Bayou La Batre has seen its fair share of natural disasters and other tragedies in recent years. And now, this small town’s perseverance has inspired an Emmy-winning documentary.
The film, “In The Path of the Storms,” which tells the story of the small town on Alabama’s Gulf Coast, won an Emmy this summer for Outstanding Achievement for the Southeast Chapter of the National Academy of Television Arts and Sciences.
Executive producer Mike Letcher said the 2011 film is based off a book with the same title and written by University of South Alabama writer-in-residence, Frye Gaillard. It was produced by the University of Alabama’s Center for Public Television and co-produced by South Mobile County artists Sheila Hagler and Peggy Denniston.
“For nearly 300 years, this has been a place unto itself,” the narrator says in the film’s trailer. “It’s self-contained, self-sufficient. It’s a place where people don’t get rich. They get by.”
Both the book and the documentary feature a diverse cross-section of people who live and work in Bayou La Batre, many whose lives were impacted by Hurricane Katrina in 2005 and the BP Oil Spill in 2010.
“After reading the book, I saw [the film] more as a history and more of a cultural profile,” Letcher said. “Because there are several themes there, and one of them is that Bayou la Batre has always been an entry point for immigrants to find work.”
Immigrants have played a continued role in Bayou La Batre’s history. Many original transplants came from Canada’s French provinces. Then, in the 1920s and 1930s, Eastern Europeans arrived. In the 1970s, Southeast Asian migrants came.
“It was an entry point for people who work very hard and who don’t have anything but the sweat of their brows to work with,” Letcher said.
One part of the film tells the story of Heang Chhun, who left Cambodia to escape the Khmer Rouge but whose wife and child were killed during their attempt to leave. In Bayou La Batre, he has made a living for himself and has built a Cambodian community around him.
“I think that people continue to persevere, they love the community, they love the culture and they love the water,” Letcher said. “It’s what they know, it’s what they love, and they just keep on.”
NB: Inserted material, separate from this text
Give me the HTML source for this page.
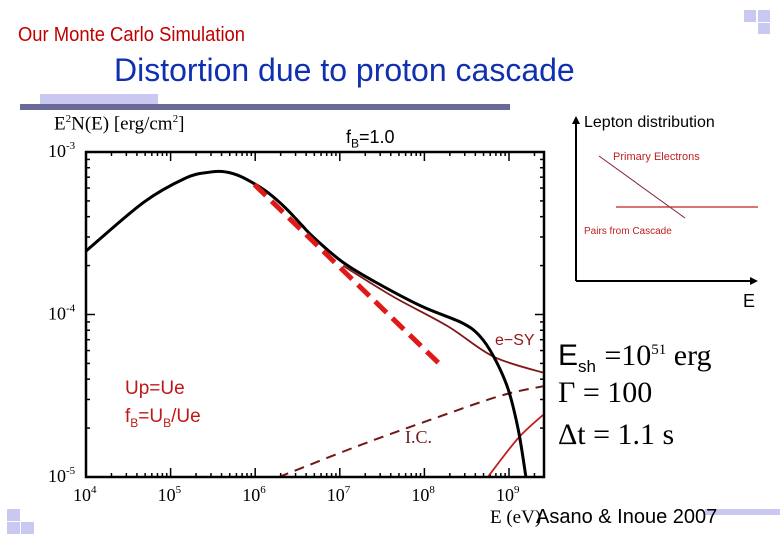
<!DOCTYPE html>
<html><head><meta charset="utf-8">
<style>
body{margin:0;width:780px;height:540px;background:#fff;overflow:hidden;position:relative;font-family:"Liberation Sans",sans-serif}
.a{position:absolute;white-space:nowrap}
.sq{position:absolute;background:#c8c8f0}
</style></head><body>
<div class="a" style="left:18px;top:24px;font-size:20px;color:#c00000;transform:scaleX(0.92);transform-origin:left">Our Monte Carlo Simulation</div>
<div class="a" style="left:114px;top:52px;font-size:32px;color:#1030b0">Distortion due to proton cascade</div>
<div class="sq" style="left:40px;top:94px;width:118px;height:12px"></div>
<div class="a" style="left:20px;top:104px;width:490px;height:6px;background:#6a6a9a"></div>
<div class="sq" style="left:744px;top:10px;width:12px;height:12px"></div>
<div class="sq" style="left:758px;top:10px;width:12px;height:12px"></div>
<div class="sq" style="left:758px;top:23px;width:12px;height:11px"></div>
<div class="sq" style="left:7px;top:509px;width:13px;height:12px"></div>
<div class="sq" style="left:7px;top:522px;width:13px;height:12px"></div>
<div class="sq" style="left:21px;top:522px;width:13px;height:12px"></div>
<div class="sq" style="left:705px;top:509px;width:75px;height:6px"></div>

<svg id="chart" width="780" height="540" style="position:absolute;left:0;top:0" xmlns="http://www.w3.org/2000/svg"></svg>

<div class="a" style="left:54px;top:113px;font-family:'Liberation Serif',serif;font-size:19px">E<sup style="font-size:11px">2</sup>N(E) [erg/cm<sup style="font-size:11px">2</sup>]</div>
<div class="a" style="left:346px;top:127px;font-size:18px">f<sub style="font-size:12px">B</sub>=1.0</div>
<div class="a" style="left:490px;top:507px;font-family:'Liberation Serif',serif;font-size:19px">E (eV)</div>
<div class="a" style="left:536px;top:506px;font-size:20px">Asano &amp; Inoue 2007</div>
<div class="a" style="left:495px;top:332px;font-size:16px;color:#901818">e−SY</div>
<div class="a" style="left:405px;top:427px;font-family:'Liberation Serif',serif;font-size:18px;color:#701818">I.C.</div>
<div class="a" style="left:125px;top:375px;font-size:19px;color:#c01818;line-height:28px">Up=Ue<br>f<sub style="font-size:12px">B</sub>=U<sub style="font-size:12px">B</sub>/Ue</div>
<div class="a" style="left:558px;top:330px;font-size:30px;line-height:40px">E<sub style="font-size:17px">sh</sub> <span style="font-family:'Liberation Serif',serif">=10<sup style="font-size:15px">51</sup> erg</span></div>
<div class="a" style="left:558px;top:376px;font-family:'Liberation Serif',serif;font-size:30px">Γ = 100</div>
<div class="a" style="left:558px;top:418px;font-family:'Liberation Serif',serif;font-size:30px">Δt = 1.1 s</div>
<div class="a" style="left:584px;top:114px;font-size:16px">Lepton distribution</div>
<div class="a" style="left:613px;top:151px;font-size:11px;color:#c02020">Primary Electrons</div>
<div class="a" style="left:584px;top:226px;font-size:10px;color:#c02020">Pairs from Cascade</div>
<div class="a" style="left:743px;top:291px;font-size:18px">E</div>

<script>
const totE=[4,4.68,5.18,5.45,5.61,5.78,5.94,6.15,6.37,6.55,6.70,7.04,7.42,7.97,8.44,8.65,8.82,8.99,9.11,9.20];
const totF=[-3.61,-3.31,-3.16,-3.125,-3.12,-3.14,-3.18,-3.25,-3.35,-3.45,-3.53,-3.68,-3.80,-3.95,-4.05,-4.13,-4.26,-4.46,-4.71,-5.0];
const syE=[7.04,7.63,8.27,8.82,9.42];
const syF=[-3.70,-3.89,-4.07,-4.26,-4.36];
const fitE=[5.99,8.21];
const fitF=[-3.20,-4.32];
const icE=[6.28,7.21,8.06,8.90,9.42];
const icF=[-5.0,-4.81,-4.65,-4.50,-4.44];
const pairE=[8.75,9.11,9.42];
const pairF=[-5.0,-4.76,-4.61];
const xT=[4,5,6,7,8,9];
const yT=[-3,-4,-5];
const X0=86,X1=544,Y0=152,Y1=477,XMIN=4,XMAX=4+(544-86)/84.6,YMIN=-5,YMAX=-3;
const sx=v=>X0+(v-XMIN)/(XMAX-XMIN)*(X1-X0);
const sy=v=>Y1-(v-YMIN)/(YMAX-YMIN)*(Y1-Y0);
const svg=document.getElementById('chart');
const NS='http://www.w3.org/2000/svg';
function mk(t,at){const e=document.createElementNS(NS,t);for(const k in at)e.setAttribute(k,at[k]);svg.appendChild(e);return e;}
function line(x1,y1,x2,y2,c,w){return mk('line',{x1,y1,x2,y2,stroke:c,'stroke-width':w});}
const defs=mk('defs',{});const cp=document.createElementNS(NS,'clipPath');cp.setAttribute('id','pc');
const cr=document.createElementNS(NS,'rect');cr.setAttribute('x',X0);cr.setAttribute('y',Y0);cr.setAttribute('width',X1-X0);cr.setAttribute('height',Y1-Y0);cp.appendChild(cr);defs.appendChild(cp);
for(let d=4;d<XMAX;d++){for(let m=1;m<10;m++){const v=d+Math.log10(m);if(v>XMAX)break;const x=sx(v);const L=m==1?9:4;
 const t1=line(x,Y1,x,Y1-L,'#000',1.5);
 const t2=line(x,Y0,x,Y0+L,'#000',1.5);}}
for(let d=-5;d<-3;d++){for(let m=1;m<10;m++){const v=d+Math.log10(m);const y=sy(v);const L=m==1?9:4;
 const t1=line(X0,y,X0+L,y,'#000',1.5);
 const t2=line(X1,y,X1-L,y,'#000',1.5);}}
xT.forEach(v=>{const t=mk('text',{x:sx(v)-13,y:Y1+24,'font-family':'Liberation Serif,serif','font-size':18});t.textContent='10';
 const s=document.createElementNS(NS,'tspan');s.setAttribute('dy','-8');s.setAttribute('font-size','11');s.textContent=v;t.appendChild(s);
 });
yT.forEach(v=>{const t=mk('text',{x:X0-38,y:sy(v)+5,'font-family':'Liberation Serif,serif','font-size':18});t.textContent='10';
 const s=document.createElementNS(NS,'tspan');s.setAttribute('dy','-8');s.setAttribute('font-size','11');s.textContent=v;t.appendChild(s);
 });
function path(E,F,c,w,dash,name){
 const P=E.map((e,i)=>[sx(e),sy(F[i])]);
 let d='M'+P[0][0].toFixed(1)+','+P[0][1].toFixed(1);
 for(let i=0;i<P.length-1;i++){const p0=P[Math.max(0,i-1)],p1=P[i],p2=P[i+1],p3=P[Math.min(P.length-1,i+2)];
  const c1=[p1[0]+(p2[0]-p0[0])/6,p1[1]+(p2[1]-p0[1])/6],c2=[p2[0]-(p3[0]-p1[0])/6,p2[1]-(p3[1]-p1[1])/6];
  d+='C'+c1.map(v=>v.toFixed(1))+' '+c2.map(v=>v.toFixed(1))+' '+p2.map(v=>v.toFixed(1));}
 const p=mk('path',{d,fill:'none',stroke:c,'stroke-width':w,'clip-path':'url(#pc)','stroke-linejoin':'round'});if(dash)p.setAttribute('stroke-dasharray',dash);
 return p;}
path(icE,icF,'#701818',2,'10,7','ic-curve');
path(pairE,pairF,'#c02020',1.8,null,'pair-sy-curve');
path(syE,syF,'#801818',1.8,null,'esy-curve');
path(totE,totF,'#000',3,null,'total-spectrum-curve');
path(fitE,fitF,'#e01818',5,'16,8','powerlaw-fit-dashed');
const fr=mk('rect',{x:X0,y:Y0,width:X1-X0,height:Y1-Y0,fill:'none',stroke:'#000','stroke-width':2.5});

const ax=mk('path',{d:'M576,281 L576,122 M576,281 L752,281',stroke:'#000','stroke-width':2,fill:'none'});

const ah1=mk('polygon',{points:'576,116 572,124 580,124',fill:'#000'});
const ah2=mk('polygon',{points:'758,281 750,277 750,285',fill:'#000'});
const l1=line(599,156,685,218,'#802040',1);
const l2=line(616,207,758,207,'#c02020',1.2);
</script>
</body></html>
When the film was released, Letcher showed the film at the local high school, one for a school assembly and an evening screening for the rest of the community. He said he hopes the film is something the people in Bayou La Batre take some pride in, and he hopes they understand that, in some small way, the Emmy demonstrates how others outside their community are taking pride in the area’s culture.
“I think it is somewhat threatened,” he said. “I think to recognize the value of it and what might be lost if it goes away is kind of what the film’s about, and I hope it at least encourages a little bit some of the people in the community that someone does see the value of their culture, and hopefully they can hold onto it.”